È un mondo immaginifico quello in cui ci introduce Aimee Bender nel romanzo che ha segnato il suo esordio, La ragazza con la gonna in fiamme, riproposto dalla casa editrice Minimum fax in una nuova veste grafica. La scrittrice di fama mondiale, autrice di successi come L’inconfondibile tristezza della torta al limone e i cui racconti sono stati pubblicati da prestigiose riviste letterarie (Granta, Harper’s, Tin House, Mcsweeney’s, The Paris Review), gioca con la realtà valicando i concetti di logica.
“Il mio ragazzo sta vivendo un’evoluzione al contrario. Non ne parlo con nessuno. Non so come sia successo, so solo che un giorno era il mio ragazzo e il giorno dopo era una specie di scimmione. Tempo un mese, e adesso è una tartaruga marina.”
16 racconti di varia lunghezza, da quattro a diciassette pagine, suddivisi in tre parti che propongono al lettore aspetti bizzarri e momenti assurdi ma mai ridicoli, come a voler offrire la cruda materia del vissuto che non si riconosce più nel mondo circostante e quindi cerca nuove forme per manifestarsi.
Concetti come la perdita, il lasciar andare, l’elaborazione del lutto, l’amore, l’amicizia, la solitudine vengono presentati in chiave surreale e fiabesca ad un pubblico adulto che deve sradicare ed eliminare strati di apparenza per arrivare all’essenza delle cose.
“C’era un folletto che andava a scuola su dei piccoli trampoli per non far capire che al posto dei piedi aveva gli zoccoli da capra. Ovviamente non portava mai i bermuda.”
Una donna che partorisce la propria madre, una bibliotecaria con atteggiamenti da ninfomane, due bambine mutanti, non sono altro che manifestazione di un disagio che è stato troppo a lungo silenziato.
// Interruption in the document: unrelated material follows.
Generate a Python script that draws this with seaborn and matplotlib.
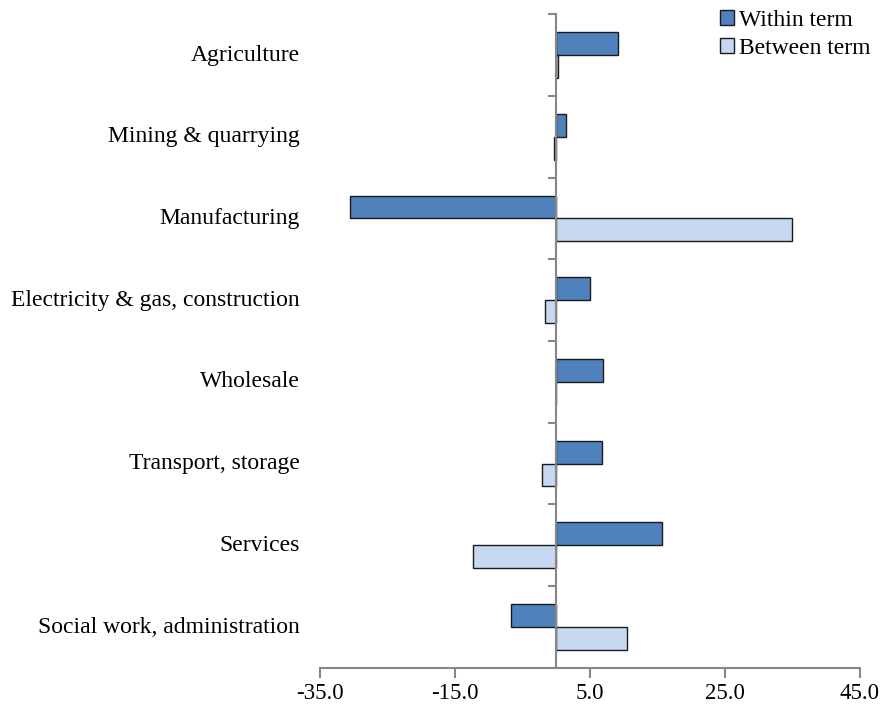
import pandas as pd
import matplotlib.pyplot as plt
import seaborn as sns
from matplotlib.ticker import FixedLocator, FormatStrFormatter
from matplotlib.transforms import blended_transform_factory

sectors = [
    "Agriculture", "Mining & quarrying", "Manufacturing",
    "Electricity & gas, construction", "Wholesale", "Transport, storage",
    "Services", "Social work, administration",
]
within_term = [9.1, 1.5, -30.6, 5.0, 7.0, 6.8, 15.7, -6.7]
between_term = [0.3, -0.35, 35.0, -1.7, 0.0, -2.1, -12.4, 10.5]
series = ["Within term", "Between term"]
colors = ["#4F81BD", "#C6D9F1"]

df = pd.DataFrame({
    "sector": sectors * 2,
    "value": within_term + between_term,
    "term": [series[0]] * len(sectors) + [series[1]] * len(sectors),
})

sns.set_style("white")
plt.rcParams["font.family"] = ["Liberation Serif", "DejaVu Serif"]
plt.rcParams["text.color"] = "black"
plt.rcParams["xtick.color"] = "black"

fig = plt.figure(figsize=(8.85, 7.09), dpi=100)
ax = fig.add_axes([0.3616, 0.058, 0.61, 0.922])

sns.barplot(data=df, y="sector", x="value", hue="term", order=sectors,
            hue_order=series, palette=colors, saturation=1, width=0.56,
            orient="h", edgecolor="#1a1a1a", linewidth=1.0, ax=ax, legend=True)

ax.set_xlim(-35, 45)
ax.set_ylim(len(sectors) - 0.5, -0.5)
ax.set_xticks([-35, -15, 5, 25, 45])
ax.xaxis.set_major_formatter(FormatStrFormatter("%.1f"))
ax.set_xlabel("")
ax.set_ylabel("")

spine_col = "#878787"
for s in ["top", "right"]:
    ax.spines[s].set_visible(False)
ax.spines["left"].set_position(("data", 0))
ax.spines["left"].set_color(spine_col)
ax.spines["left"].set_linewidth(1.5)
ax.spines["bottom"].set_color(spine_col)
ax.spines["bottom"].set_linewidth(1.5)

ax.tick_params(axis="x", direction="out", length=7, width=1.5,
               color=spine_col, labelcolor="black", labelsize=16.5, pad=4,
               bottom=True)
ax.tick_params(axis="y", which="major", length=0, labelleft=False)
ax.yaxis.set_minor_locator(FixedLocator([i - 0.5 for i in range(len(sectors) + 1)]))
ax.tick_params(axis="y", which="minor", direction="out", length=6, width=1.5,
               color=spine_col, left=True)

trans = blended_transform_factory(ax.transAxes, ax.transData)
for i, name in enumerate(sectors):
    ax.text(-0.037, i, name, transform=trans, ha="right", va="center",
            fontsize=17, color="black")

ax.legend(loc="upper right", bbox_to_anchor=(1.037, 1.021), frameon=False,
          fontsize=17, handlelength=0.6, handleheight=0.6, handletextpad=0.2,
          labelspacing=0.3, borderaxespad=0)

fig.savefig("out.png", dpi=100)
La prosa spazia, osa, provoca, accende e con i suoi tratti fa capire quanto sia forte il desiderio di essere soltanto accettati, quanto sia doloroso trattenere e non elaborare e quanto sia salvifico lasciare andare quel peso che grava sulle spalle.
“Quando tornai a casa da scuola per pranzo, mio padre portava in spalla uno zaino fatto di pietra.
Toglietelo, gli dissi, è troppo pesante per te.
Così lo diede a me.
Era di pietra solida. E densa, che più densa non si può, grigia e fredda. Anche la minuscola impugnatura della zip era fatta di pietra e pesava una tonnellata. Io mi ingobbii sotto il peso e non riuscivo a sedermi, perché lo zaino non si adatta molto bene alle sedie, quindi rimasi in piedi, curva, in un angolo, mentre mio padre fischiettava, girando per casa, ormai rilassato, leggero e gioviale.”
Tradotto da Martina Testa, La ragazza con la gonna in fiamme nelle sue pagine fa vivere attimi di pura sensualità con un aspetto che primeggia su tanti altri, la necessità del contatto umano.